In Apeldoorn is de gemeente ook bezig met nieuwe ruimtelijke combinaties. Op vijf minuten fietsen van het centrum wordt industrieel erfgoed de komende jaren omgevormd tot een bedrijvengebied, woonwijk en evenementenlocatie: het Zwitsalterrein (1952), waar vroeger de gele potjes babyzalf werden gemaakt en pijnstillers als codeïne en morfine.


Lees het artikel Overal kastelen, maar veel Gelderland is te uitgestrekt voor één identiteit

De gemeente kocht het gebied tien jaar geleden tijdens de economische crisis, en het werd een ‘creatieve broedplaats’. Er is een verregend stadsstrand met een café-restaurant van containers, een kaarsenmakerij, een ontwerpbureau. een interieurbouwer.

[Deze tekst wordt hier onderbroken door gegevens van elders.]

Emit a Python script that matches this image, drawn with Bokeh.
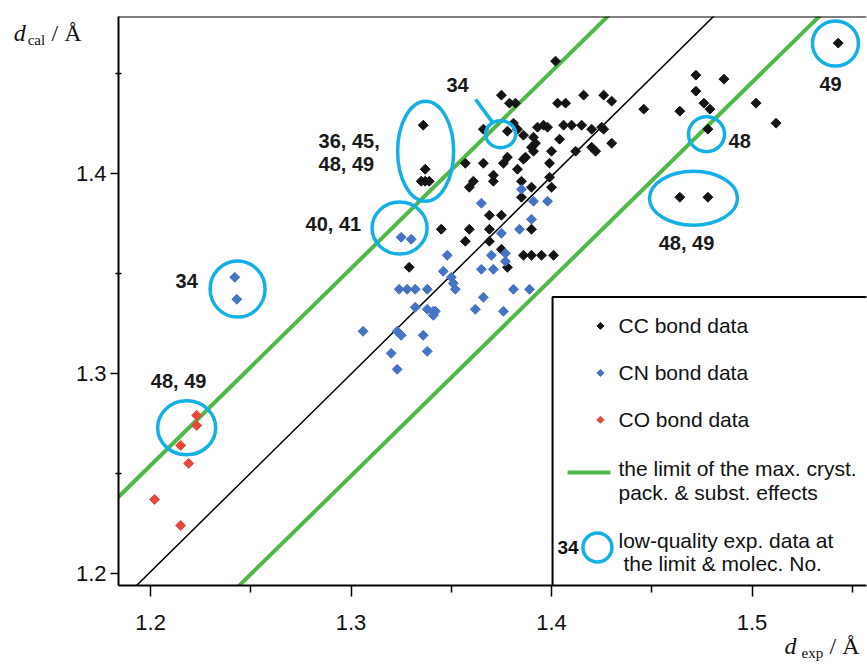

Maar straks bouwt een projectontwikkelaar er op en rond de oude fabriekspanden vijfhonderd woningen bij, vertelt wethouder Peter Messerschmidt (Lokaal Apeldoorn) boven een maquette.

Bij zo’n combinatie stuit je ook op problemen, zegt Messerschmidt. Er is bijvoorbeeld al jaren discussie over de grote bakkerij Fuite. Om die bakkerij ligt een ‘hindercirkel’ van zo’n honderd meter wegens geur- en geluidsoverlast van met name nachtelijk transport. „Binnen zo’n hindercirkel mag je in Nederland niet aan woningbouw doen”, zegt Messerschmidt.

Hindercirkel

Zo blokkeert die hindercirkel al jarenlang een groot deel van de ambitieuze plannen voor het Zwitsalterrein. Messerschmidt: „Dus wij zeggen tegen de bakkerij: wil je verplaatsen? Want je wilt de werkgelegenheid ook behouden in Apeldoorn.” De zaak is al twee keer voor de Raad van State gekomen, zegt directeur Klaas Fuite van de bakkerij. Hij heeft goede hoop dat verplaatsing nu gaat lukken.

Iets anders waar de gemeente op het Zwitsalterrein tegenaan loopt, zijn de festivals. Op het kanaal langs het fabrieksterrein worden bijvoorbeeld elke zomer drakenbootraces gehouden door bedrijven, buurten en verenigingen. Het is een van de grootste evenementen in Apeldoorn met tienduizenden bezoekers, zegt Messerschmidt. „Dat wil je behouden. Dus wat laat je het zwaarste wegen: die woningbouwopgave, die culturele dingen, bedrijvigheid?”

Apeldoorn heeft meer uitbreidingsplannen. Er komen twee nieuwe bedrijventerreinen langs de A1, een nieuw dorp of woonwijk met drie- tot vierduizend woningen aan de Zuidrand, twee woontorens van zeventig meter hoog in het centrum. „We moeten niet wakker liggen van al die ruimtelijke vraagstukken, maar gewoon oplossingen zoeken met de provincie”, zegt de wethouder. „Anders past het straks allemaal niet eens binnen die 1,8 keer Gelderland.”